begin COLLECTED DATA

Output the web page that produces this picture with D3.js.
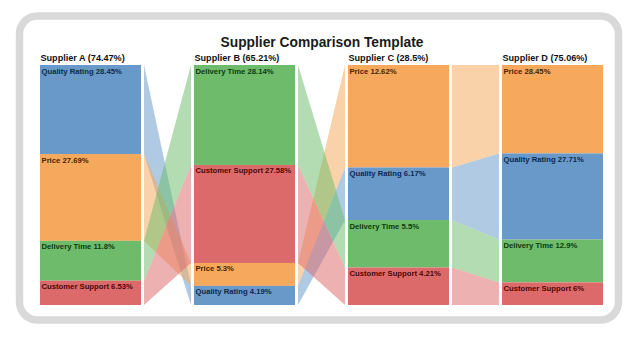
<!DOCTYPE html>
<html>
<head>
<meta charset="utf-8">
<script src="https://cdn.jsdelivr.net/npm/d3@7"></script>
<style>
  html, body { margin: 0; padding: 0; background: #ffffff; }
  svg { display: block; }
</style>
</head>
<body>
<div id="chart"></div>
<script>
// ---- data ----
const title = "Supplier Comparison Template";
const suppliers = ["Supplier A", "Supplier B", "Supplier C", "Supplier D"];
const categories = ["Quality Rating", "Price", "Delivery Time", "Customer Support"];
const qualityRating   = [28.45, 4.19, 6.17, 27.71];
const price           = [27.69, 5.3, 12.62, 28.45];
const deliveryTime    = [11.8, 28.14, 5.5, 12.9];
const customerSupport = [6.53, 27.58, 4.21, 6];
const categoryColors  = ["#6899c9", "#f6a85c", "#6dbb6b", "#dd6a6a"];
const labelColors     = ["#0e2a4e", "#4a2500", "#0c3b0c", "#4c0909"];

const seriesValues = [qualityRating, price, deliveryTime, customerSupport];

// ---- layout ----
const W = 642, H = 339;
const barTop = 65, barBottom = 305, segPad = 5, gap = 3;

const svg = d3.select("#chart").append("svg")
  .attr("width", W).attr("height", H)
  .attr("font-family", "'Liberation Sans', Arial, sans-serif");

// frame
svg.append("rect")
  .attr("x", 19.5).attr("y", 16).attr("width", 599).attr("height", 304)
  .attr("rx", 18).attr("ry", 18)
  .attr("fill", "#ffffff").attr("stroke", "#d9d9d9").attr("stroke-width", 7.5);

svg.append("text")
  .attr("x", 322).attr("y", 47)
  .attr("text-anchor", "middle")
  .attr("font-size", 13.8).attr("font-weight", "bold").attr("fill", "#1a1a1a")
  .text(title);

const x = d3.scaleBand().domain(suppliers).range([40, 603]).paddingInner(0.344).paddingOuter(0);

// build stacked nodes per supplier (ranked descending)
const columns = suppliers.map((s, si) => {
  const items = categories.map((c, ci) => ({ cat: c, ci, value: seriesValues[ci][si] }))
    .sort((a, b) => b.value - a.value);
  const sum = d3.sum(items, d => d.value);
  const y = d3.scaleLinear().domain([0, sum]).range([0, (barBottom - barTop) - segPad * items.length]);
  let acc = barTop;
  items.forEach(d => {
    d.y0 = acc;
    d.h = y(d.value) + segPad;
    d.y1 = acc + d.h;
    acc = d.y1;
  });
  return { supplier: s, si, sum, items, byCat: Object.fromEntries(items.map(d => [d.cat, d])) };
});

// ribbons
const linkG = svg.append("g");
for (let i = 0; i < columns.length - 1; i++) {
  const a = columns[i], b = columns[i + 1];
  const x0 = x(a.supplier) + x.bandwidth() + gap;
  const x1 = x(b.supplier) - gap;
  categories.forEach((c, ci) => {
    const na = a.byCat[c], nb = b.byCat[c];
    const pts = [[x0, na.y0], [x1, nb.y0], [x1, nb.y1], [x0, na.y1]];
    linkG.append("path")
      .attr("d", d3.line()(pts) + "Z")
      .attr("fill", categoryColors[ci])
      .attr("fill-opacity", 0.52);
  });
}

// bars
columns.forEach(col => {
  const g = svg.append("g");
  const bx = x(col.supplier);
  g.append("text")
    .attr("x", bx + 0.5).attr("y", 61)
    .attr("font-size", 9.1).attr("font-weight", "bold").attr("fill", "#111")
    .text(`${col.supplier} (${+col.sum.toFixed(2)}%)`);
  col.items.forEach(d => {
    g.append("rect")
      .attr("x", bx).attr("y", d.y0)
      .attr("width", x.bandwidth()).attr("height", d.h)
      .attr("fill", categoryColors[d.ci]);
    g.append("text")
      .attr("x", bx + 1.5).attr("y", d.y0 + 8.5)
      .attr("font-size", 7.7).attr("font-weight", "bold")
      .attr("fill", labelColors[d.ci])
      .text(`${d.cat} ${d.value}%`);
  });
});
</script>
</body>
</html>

end COLLECTED DATA

TASK DETAILS = Restate only the lines running from the start of the material above through the line containing "const barTop = 65, barBottom", ends included. No pictures.

THE RESULT =
Output the web page that produces this picture with D3.js.
<!DOCTYPE html>
<html>
<head>
<meta charset="utf-8">
<script src="https://cdn.jsdelivr.net/npm/d3@7"></script>
<style>
  html, body { margin: 0; padding: 0; background: #ffffff; }
  svg { display: block; }
</style>
</head>
<body>
<div id="chart"></div>
<script>
// ---- data ----
const title = "Supplier Comparison Template";
const suppliers = ["Supplier A", "Supplier B", "Supplier C", "Supplier D"];
const categories = ["Quality Rating", "Price", "Delivery Time", "Customer Support"];
const qualityRating   = [28.45, 4.19, 6.17, 27.71];
const price           = [27.69, 5.3, 12.62, 28.45];
const deliveryTime    = [11.8, 28.14, 5.5, 12.9];
const customerSupport = [6.53, 27.58, 4.21, 6];
const categoryColors  = ["#6899c9", "#f6a85c", "#6dbb6b", "#dd6a6a"];
const labelColors     = ["#0e2a4e", "#4a2500", "#0c3b0c", "#4c0909"];

const seriesValues = [qualityRating, price, deliveryTime, customerSupport];

// ---- layout ----
const W = 642, H = 339;
const barTop = 65, barBottom = 305, segPad = 5, gap = 3;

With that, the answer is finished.